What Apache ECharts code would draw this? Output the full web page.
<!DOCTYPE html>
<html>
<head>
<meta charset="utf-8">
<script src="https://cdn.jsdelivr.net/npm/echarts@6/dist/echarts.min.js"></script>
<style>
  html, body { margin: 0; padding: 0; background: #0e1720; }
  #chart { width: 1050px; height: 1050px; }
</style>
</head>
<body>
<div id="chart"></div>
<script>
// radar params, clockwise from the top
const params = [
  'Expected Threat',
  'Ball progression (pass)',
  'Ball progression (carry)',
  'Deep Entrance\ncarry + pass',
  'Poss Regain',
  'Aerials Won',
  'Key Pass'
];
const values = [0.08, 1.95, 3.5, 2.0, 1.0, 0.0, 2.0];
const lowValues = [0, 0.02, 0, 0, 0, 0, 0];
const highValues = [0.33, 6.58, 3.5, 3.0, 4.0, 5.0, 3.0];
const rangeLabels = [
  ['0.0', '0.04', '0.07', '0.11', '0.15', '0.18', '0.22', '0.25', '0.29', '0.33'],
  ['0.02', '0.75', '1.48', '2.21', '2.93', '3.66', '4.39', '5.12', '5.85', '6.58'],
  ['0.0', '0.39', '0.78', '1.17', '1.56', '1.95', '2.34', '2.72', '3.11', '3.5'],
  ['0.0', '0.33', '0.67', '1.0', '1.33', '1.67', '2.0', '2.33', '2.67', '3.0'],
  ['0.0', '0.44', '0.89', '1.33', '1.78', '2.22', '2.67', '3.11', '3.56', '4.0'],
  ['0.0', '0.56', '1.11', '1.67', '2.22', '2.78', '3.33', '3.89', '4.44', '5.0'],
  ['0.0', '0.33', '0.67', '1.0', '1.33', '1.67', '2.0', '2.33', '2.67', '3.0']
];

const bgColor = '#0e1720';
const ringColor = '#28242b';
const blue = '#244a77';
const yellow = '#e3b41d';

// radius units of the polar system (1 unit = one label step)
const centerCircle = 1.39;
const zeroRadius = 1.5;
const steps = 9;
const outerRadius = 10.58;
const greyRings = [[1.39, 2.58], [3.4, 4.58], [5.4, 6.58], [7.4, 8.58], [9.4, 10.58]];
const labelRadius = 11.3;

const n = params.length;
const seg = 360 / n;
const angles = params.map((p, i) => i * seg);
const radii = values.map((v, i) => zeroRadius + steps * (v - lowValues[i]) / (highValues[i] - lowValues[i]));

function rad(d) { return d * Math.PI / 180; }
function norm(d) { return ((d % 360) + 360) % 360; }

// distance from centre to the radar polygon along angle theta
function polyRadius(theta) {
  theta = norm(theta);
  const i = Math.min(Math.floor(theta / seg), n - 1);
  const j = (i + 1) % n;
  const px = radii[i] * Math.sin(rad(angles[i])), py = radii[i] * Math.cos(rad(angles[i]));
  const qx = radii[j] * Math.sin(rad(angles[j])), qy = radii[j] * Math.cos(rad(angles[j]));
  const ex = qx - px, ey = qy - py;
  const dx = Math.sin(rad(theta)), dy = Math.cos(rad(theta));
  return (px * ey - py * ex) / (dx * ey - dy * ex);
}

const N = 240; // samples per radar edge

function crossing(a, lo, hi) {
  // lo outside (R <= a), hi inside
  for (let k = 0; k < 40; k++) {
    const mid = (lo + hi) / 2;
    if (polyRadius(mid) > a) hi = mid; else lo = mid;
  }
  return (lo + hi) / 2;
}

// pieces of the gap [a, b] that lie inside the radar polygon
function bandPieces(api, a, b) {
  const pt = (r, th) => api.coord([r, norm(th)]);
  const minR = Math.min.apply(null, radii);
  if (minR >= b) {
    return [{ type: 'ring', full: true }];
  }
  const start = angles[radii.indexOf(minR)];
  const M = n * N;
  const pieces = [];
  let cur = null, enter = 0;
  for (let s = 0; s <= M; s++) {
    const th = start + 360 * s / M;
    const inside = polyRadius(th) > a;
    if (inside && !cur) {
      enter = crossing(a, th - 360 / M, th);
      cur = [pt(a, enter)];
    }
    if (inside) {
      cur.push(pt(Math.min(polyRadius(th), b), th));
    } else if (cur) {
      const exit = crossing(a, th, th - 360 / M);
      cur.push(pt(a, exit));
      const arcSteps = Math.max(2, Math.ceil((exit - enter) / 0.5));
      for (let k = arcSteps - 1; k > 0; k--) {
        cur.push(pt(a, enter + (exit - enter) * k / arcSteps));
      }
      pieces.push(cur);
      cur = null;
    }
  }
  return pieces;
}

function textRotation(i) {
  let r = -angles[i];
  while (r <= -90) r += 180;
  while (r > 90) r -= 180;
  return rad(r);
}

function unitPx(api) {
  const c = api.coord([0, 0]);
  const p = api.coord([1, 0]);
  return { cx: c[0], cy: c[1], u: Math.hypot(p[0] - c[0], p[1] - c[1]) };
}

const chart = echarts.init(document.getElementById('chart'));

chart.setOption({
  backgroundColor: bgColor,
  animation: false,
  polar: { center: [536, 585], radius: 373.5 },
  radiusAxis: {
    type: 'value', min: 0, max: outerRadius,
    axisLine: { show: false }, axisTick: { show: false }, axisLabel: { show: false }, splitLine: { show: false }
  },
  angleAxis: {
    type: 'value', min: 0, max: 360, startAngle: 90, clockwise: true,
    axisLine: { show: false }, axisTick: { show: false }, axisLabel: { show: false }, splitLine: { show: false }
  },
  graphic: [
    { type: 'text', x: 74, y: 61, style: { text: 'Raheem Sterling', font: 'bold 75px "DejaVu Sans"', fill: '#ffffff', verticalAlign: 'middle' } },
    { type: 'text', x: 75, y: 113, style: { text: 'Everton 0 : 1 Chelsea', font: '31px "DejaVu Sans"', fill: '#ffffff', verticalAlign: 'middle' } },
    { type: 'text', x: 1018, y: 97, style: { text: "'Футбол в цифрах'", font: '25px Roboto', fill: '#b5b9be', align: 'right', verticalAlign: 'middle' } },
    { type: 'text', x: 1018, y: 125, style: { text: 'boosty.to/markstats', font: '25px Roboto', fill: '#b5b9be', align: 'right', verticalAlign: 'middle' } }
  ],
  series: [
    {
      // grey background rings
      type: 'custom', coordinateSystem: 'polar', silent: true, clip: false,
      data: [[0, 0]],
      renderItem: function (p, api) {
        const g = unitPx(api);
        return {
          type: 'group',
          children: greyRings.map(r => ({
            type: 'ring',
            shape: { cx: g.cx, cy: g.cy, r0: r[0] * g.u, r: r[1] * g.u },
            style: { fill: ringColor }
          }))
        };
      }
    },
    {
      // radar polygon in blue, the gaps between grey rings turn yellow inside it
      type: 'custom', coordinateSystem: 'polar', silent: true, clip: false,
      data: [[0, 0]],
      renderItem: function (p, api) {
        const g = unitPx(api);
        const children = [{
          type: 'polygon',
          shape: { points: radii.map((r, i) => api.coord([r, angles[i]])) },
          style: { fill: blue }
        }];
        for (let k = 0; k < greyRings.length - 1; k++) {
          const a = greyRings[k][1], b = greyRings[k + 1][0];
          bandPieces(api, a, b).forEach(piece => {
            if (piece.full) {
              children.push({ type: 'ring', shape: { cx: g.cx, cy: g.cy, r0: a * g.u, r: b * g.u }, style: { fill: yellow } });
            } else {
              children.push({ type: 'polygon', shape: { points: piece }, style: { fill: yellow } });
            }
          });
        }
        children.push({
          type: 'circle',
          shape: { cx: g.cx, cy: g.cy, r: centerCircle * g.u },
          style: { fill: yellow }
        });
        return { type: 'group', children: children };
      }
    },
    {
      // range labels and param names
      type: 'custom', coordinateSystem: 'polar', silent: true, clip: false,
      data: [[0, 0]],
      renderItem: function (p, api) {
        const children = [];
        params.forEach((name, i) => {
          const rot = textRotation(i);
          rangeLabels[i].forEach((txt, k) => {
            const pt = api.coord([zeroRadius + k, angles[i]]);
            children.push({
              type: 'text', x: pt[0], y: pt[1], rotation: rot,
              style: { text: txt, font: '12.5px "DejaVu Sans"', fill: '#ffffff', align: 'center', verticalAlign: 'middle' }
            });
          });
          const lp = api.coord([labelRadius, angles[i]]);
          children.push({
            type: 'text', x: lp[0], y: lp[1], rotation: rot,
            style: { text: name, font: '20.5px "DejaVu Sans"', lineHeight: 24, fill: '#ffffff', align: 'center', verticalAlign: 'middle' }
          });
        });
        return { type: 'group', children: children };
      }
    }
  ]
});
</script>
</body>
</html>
...
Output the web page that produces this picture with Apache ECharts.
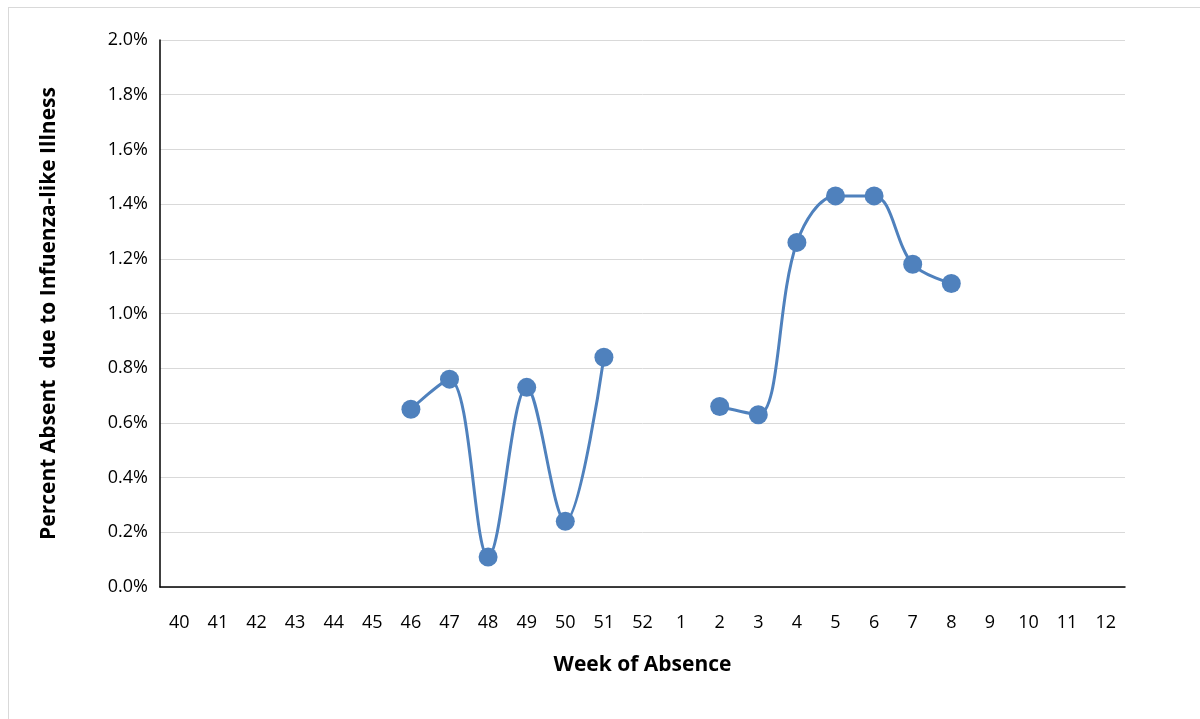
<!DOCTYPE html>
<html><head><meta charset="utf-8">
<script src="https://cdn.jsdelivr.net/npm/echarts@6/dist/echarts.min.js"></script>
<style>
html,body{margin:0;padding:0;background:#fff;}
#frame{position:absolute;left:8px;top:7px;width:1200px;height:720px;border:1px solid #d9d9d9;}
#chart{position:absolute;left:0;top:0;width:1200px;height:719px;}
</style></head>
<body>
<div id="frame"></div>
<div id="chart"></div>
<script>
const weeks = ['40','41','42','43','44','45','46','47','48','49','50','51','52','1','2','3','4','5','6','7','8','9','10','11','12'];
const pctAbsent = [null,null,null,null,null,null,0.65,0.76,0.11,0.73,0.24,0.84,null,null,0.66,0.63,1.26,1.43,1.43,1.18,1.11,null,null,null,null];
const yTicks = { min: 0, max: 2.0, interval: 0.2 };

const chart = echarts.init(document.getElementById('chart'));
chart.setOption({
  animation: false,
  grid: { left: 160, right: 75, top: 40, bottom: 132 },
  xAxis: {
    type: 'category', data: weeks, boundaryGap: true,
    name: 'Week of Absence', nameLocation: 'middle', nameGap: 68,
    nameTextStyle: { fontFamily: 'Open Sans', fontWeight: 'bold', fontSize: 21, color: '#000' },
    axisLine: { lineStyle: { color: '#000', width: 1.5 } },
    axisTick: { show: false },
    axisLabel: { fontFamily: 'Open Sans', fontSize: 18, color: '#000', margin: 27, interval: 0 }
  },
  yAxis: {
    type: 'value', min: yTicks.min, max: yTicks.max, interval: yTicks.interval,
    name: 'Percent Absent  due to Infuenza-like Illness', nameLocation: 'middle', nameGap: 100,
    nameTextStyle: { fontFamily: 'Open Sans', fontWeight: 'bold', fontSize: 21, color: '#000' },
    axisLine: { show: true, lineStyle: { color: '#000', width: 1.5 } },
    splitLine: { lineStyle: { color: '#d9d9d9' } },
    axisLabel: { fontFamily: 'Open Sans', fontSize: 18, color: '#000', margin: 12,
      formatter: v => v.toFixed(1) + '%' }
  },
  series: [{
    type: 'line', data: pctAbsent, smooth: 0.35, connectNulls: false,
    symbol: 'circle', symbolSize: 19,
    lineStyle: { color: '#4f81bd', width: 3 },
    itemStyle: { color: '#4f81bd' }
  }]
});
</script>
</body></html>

● **WHAT YOU NEED TO DO**
Which lines contain "Output"? Copy each of them.

● **RESULT OF THE TASK**
What Apache ECharts code would draw this? Output the full web page.
Output the web page that produces this picture with Apache ECharts.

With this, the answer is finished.